India Inc is expected to grow revenue in double digits in the next financial year 2023-24, despite global slowdown and interest rate hikes continuing to weigh. An analysis of 748 listed companies (excluding oil and gas, and banking, financial services and insurance firms) from fiscal 2011 onwards by CRISIL showed that corporate India will be driven by a 10-12 per cent revenue growth in non-commodity sectors, while on the other hand, commodity prices too are likely to remain benign.

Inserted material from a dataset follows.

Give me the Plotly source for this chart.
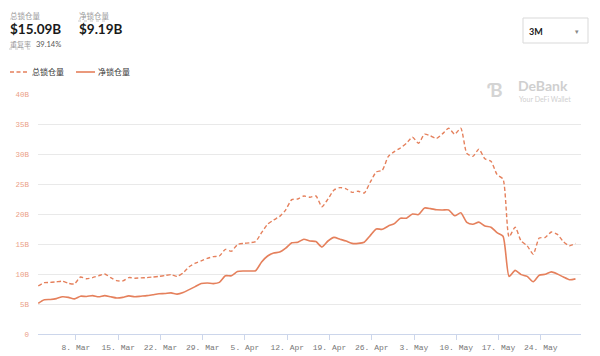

The revenue growth in FY 2023-24 will be over a 16-18 per cent on-year rise in the current fiscal 2022-23.
What’s driving the revenue growth?
An estimated 18-20 per cent on-year increase in non-commodity segments, 5-7 per cent growth in commodities coming off a high base, is leading the revenue increase in fiscal 2023. “Operating margin is expected to improve 120-170 basis points in fiscal 2024 aided by three factors — benign commodity prices, the full effect of price hikes taken in fiscal 2023 playing out, and volume growth,” CRISIL
Not only this, government policies too will continue to push industrial capex. Infrastructure spending will drive 12-16 per cent growth in overall capex in the next fiscal and this will facilitate the initial target of achieving nearly 75 per cent under the National Infrastructure Pipeline by fiscal 2025. Almost half of this incremental capex is being driven by the PLI scheme and new-age sectors, said CRISIL. With the PLI scheme supporting demand, merchandise exports are expected to grow 2-4 per cent in fiscal 2024 after an estimated increase of 507 per cent in fiscal 2023.

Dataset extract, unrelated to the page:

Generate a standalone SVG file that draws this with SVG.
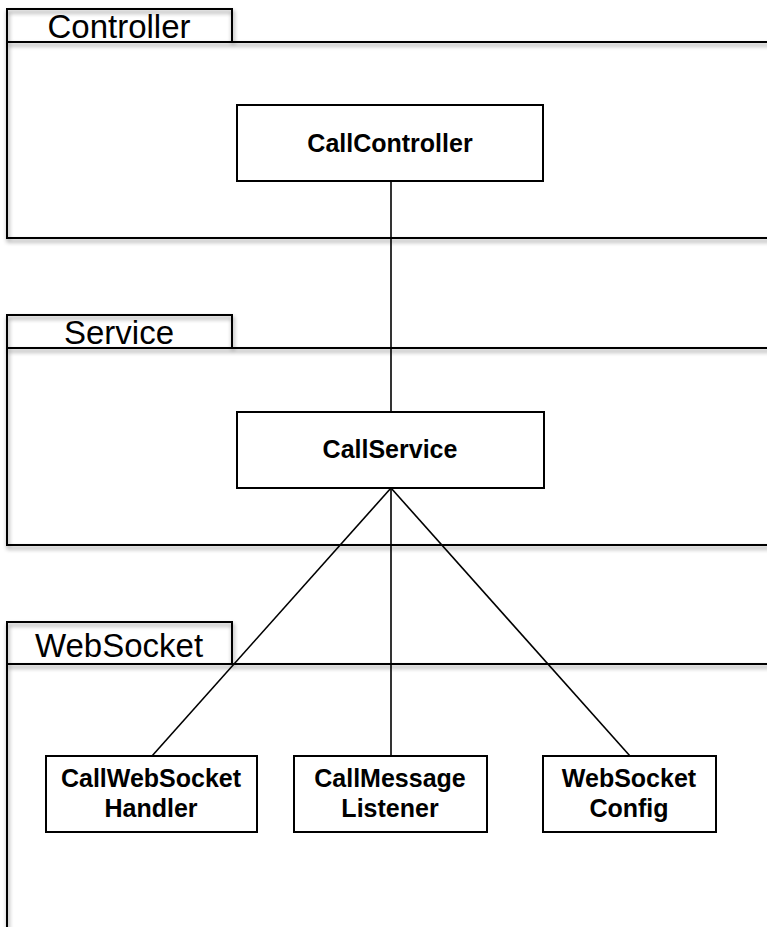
<svg xmlns="http://www.w3.org/2000/svg" width="767" height="927" viewBox="0 0 767 927">
  <style>
    .frame { fill: none; stroke: #000; stroke-width: 2; }
    .tab-label { font-family: "Liberation Sans", Arial, sans-serif; font-size: 33px; text-anchor: middle; fill: #000; }
    .node rect { fill: #fff; stroke: #000; stroke-width: 2; }
    .node text { font-family: "Liberation Sans", Arial, sans-serif; font-size: 25px; font-weight: bold; text-anchor: middle; fill: #000; }
    .conn { stroke: #000; stroke-width: 1.6; fill: none; }
  </style>
  <defs>
    <filter id="shadow" x="-5%" y="-5%" width="115%" height="120%">
      <feDropShadow dx="1" dy="3" stdDeviation="2" flood-color="#000" flood-opacity="0.45"/>
    </filter>
  </defs>
  <rect width="767" height="927" fill="#fff"/>

  <!-- packages: tab + body frame with a soft drop shadow, label on top -->
  <g id="pkg-controller">
    <g filter="url(#shadow)">
      <rect class="frame" x="7" y="9" width="225" height="33"/>
      <rect class="frame" x="7" y="42" width="800" height="196"/>
    </g>
    <text class="tab-label" x="119" y="38">Controller</text>
  </g>
  <g id="pkg-service">
    <g filter="url(#shadow)">
      <rect class="frame" x="7" y="315" width="225" height="33"/>
      <rect class="frame" x="7" y="348" width="800" height="197"/>
    </g>
    <text class="tab-label" x="119" y="344">Service</text>
  </g>
  <g id="pkg-websocket">
    <g filter="url(#shadow)">
      <rect class="frame" x="7" y="622" width="225" height="42"/>
      <rect class="frame" x="7" y="664" width="800" height="300"/>
    </g>
    <text class="tab-label" x="119" y="657">WebSocket</text>
  </g>

  <!-- connectors -->
  <g id="connectors">
    <line class="conn" x1="391" y1="181" x2="391" y2="412"/>
    <line class="conn" x1="391" y1="488" x2="152" y2="756"/>
    <line class="conn" x1="391" y1="488" x2="391" y2="756"/>
    <line class="conn" x1="391" y1="488" x2="630" y2="756"/>
  </g>

  <!-- nodes -->
  <g id="node-callcontroller" class="node">
    <rect x="237" y="105" width="306" height="76"/>
    <text x="390" y="152">CallController</text>
  </g>
  <g id="node-callservice" class="node">
    <rect x="237" y="412" width="307" height="76"/>
    <text x="390" y="458">CallService</text>
  </g>
  <g id="node-callwebsockethandler" class="node">
    <rect x="46" y="756" width="211" height="76"/>
    <text x="151" y="787">CallWebSocket</text>
    <text x="151" y="817">Handler</text>
  </g>
  <g id="node-callmessagelistener" class="node">
    <rect x="294" y="756" width="193" height="76"/>
    <text x="390" y="787">CallMessage</text>
    <text x="390" y="817">Listener</text>
  </g>
  <g id="node-websocketconfig" class="node">
    <rect x="543" y="756" width="173" height="76"/>
    <text x="629" y="787">WebSocket</text>
    <text x="629" y="817">Config</text>
  </g>
</svg>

Also, capital utilisation across sectors will top decadal averages despite modest growth in the domestic and export markets. However, many sectors still are showing below-peak utilisation. “Overall industrial capex is seen rising to nearly Rs 5.7 lakh crore on average between fiscals 2023 and 2027, compared with Rs 3.7 lakh crore in the past five fiscals,” said Suresh Krishnamurthy, Senior Director, CRISIL MI&A.

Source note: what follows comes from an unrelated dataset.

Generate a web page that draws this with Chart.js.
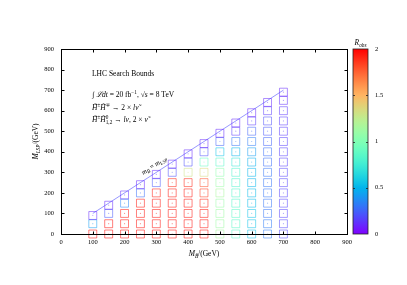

Further, consumption too will increase but towards premium products. “As for domestic demand impetus, growth in urban incomes and government employee payouts should once again outperform rural incomes in fiscal 2024. This would continue to skew consumption towards premium products and stoke the two-speed recovery underway,” said Hetal Gandhi, Director – Research, CRISIL MI&A.